161: Get your Tit(on)s out

I am all geared up.  This week, XXL is in Glasgow and I have a ticket.  I have visions of a club filled with hot, hairy big men, all covered in sweat, rubbing up against me and forcing me to touch their tinklebags and trying to de-flower me.  More likely, there will a decided lack of daddybears and I will spend most of the night staring at the floor.

I have only been to XXL London once and that was a totally wild experience!!  For lots of people there - just not me unfortunately.  No-one had explained to me how exactly the club was laid out, and being the height of absolute cool, I arrived pretty much the moment it opened doors.  I drifted nonchalantly through the sparse bar area into a big empty dance floor.  I continued through to another empty dance floor and then to the bar at the back.  I got a drink and then went back to the second dance floor.  I would love to claim that I stayed there because the music was rocking or because the dark room was in that section but it was simply that it had bits I could sit on.  I'm lazy.  Anyhoo, there I sat, perched on my wee platform thing and watched the 50 or so folk that filled this room.  Some leather daddies and a few non-de-script people bopping about. By two in the morning, I was beginning to get bored and we decided to leave, rather disappointed in the lack of men.  That's when I went back through the first dance-floor.  It was wall-to-wall, chubby sweaty bears with their tops off, grinding and hugging and having a fucking awesome night.  And all I could do was follow the guy I was there with, out through this heavenly crowd.  I had missed the whole fucking thing.  I found out later that Richard Riehle had been in there that night as well.  That's not true but it might have fucking well have been  - there was serious talent in that room.  Therefore, for XXL this time, I intend to be constantly roaming around all the sections of club with night-vision specs and a walkie-talkie to communicate with friends who can direct me to the areas where all the men are.  So, next week you will either get a sad blog or nothing as I will still be getting chipped out of the layers of dried daddy bear cum that I have been encased in - like that mosquito encased in amber from Jurassic Park.
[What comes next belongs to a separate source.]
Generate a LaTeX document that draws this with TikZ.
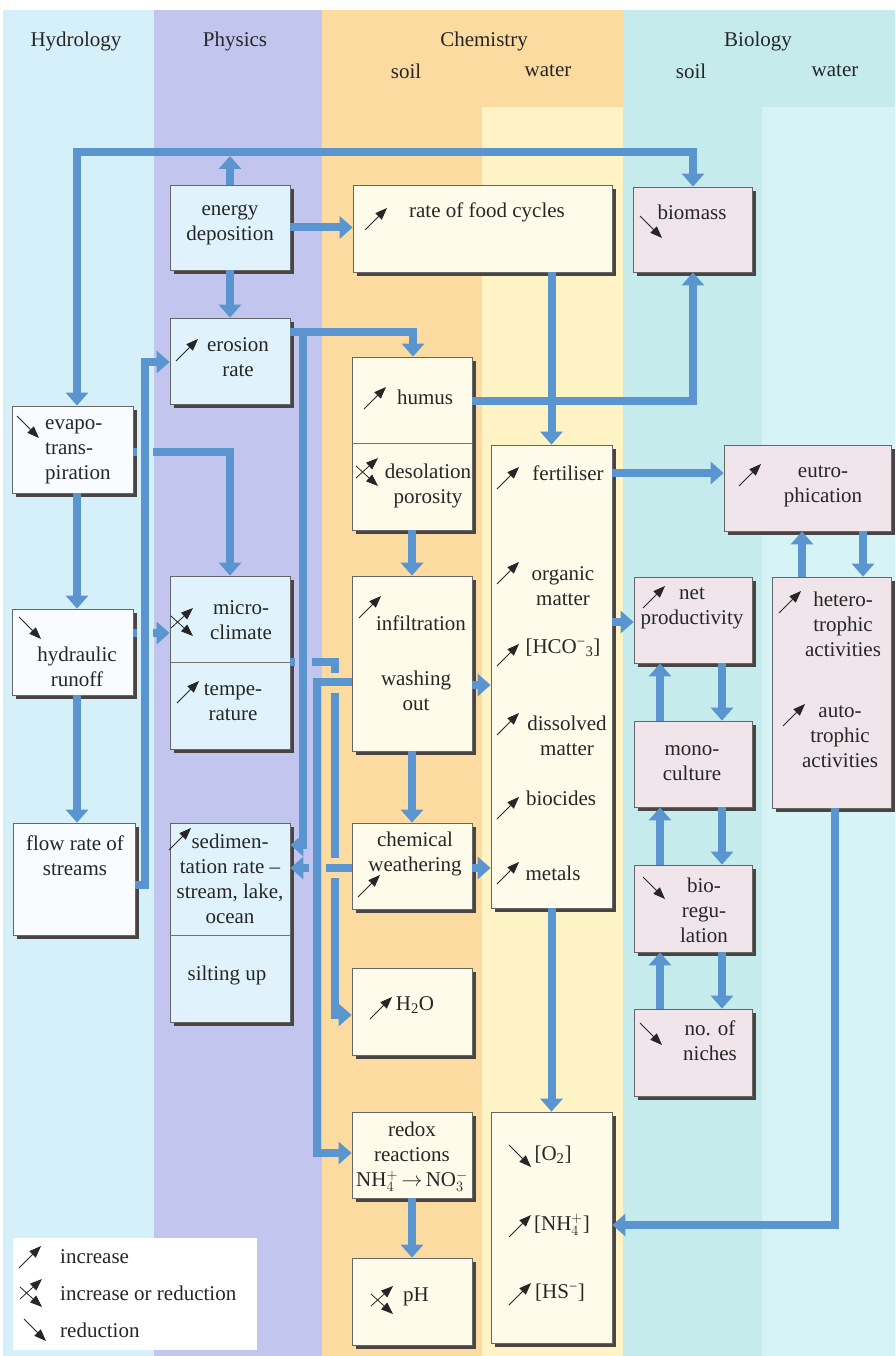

I love the people who contact me to contribute to this blog.  I really do.  Even if the guy is not my speed, I totally appreciate someone taking the time to let me know about these guys.  This week, the lovely Dan brought this Brazilian moustache with a body attached to my attention.  I have the biggest weakness for moustaches and this guy is one of the best.  Brazilian politician Romildo Titon.  He stands for....politicy things and he has a very strong stance on.......stuff.  I don't really care.  He is beautiful and has a great, sexy moustache.  He has developed the ability to make love to the camera in every shot.  I did see something about some bribery and corruption scandal he is involved in about bore-drilling, but unless that is somehow going to result in him doing nude photo-shoots and porno's on Older4Me then I don't have much of an opinion.  He's a politician  - of course he's corrupt.  Anyway, Mr Titon, I have bought you an extra ticket for XXL and I will be waiting for you by the dark room.  I have a hole drilling proposition that you might be interested in!


"Get the fuck out of this shot, I am smouldering for the camera"



This looks like a porn film doesn't it?  You know, the desk that has a few pieces of shit on it so it looks professional before they get down to the rimming and projectile jizzing.




This totally looks like one of the pics I would take when I was pretending to talk on my phone



"So, you wanna to drill my area?"

Feel free to photoshop a penis into this image



That shirt looks kinda tight - take it off!





I
The 'ready-to-close-lid-so-people-don't-see-your-porn' pose is perfectly illustrated here

2 comments:

  1. Great find.A thick moustache that covers the upper lip is a "Whoo Mama" for me.Now I have the urge to put some brazilian nuts in my mouth!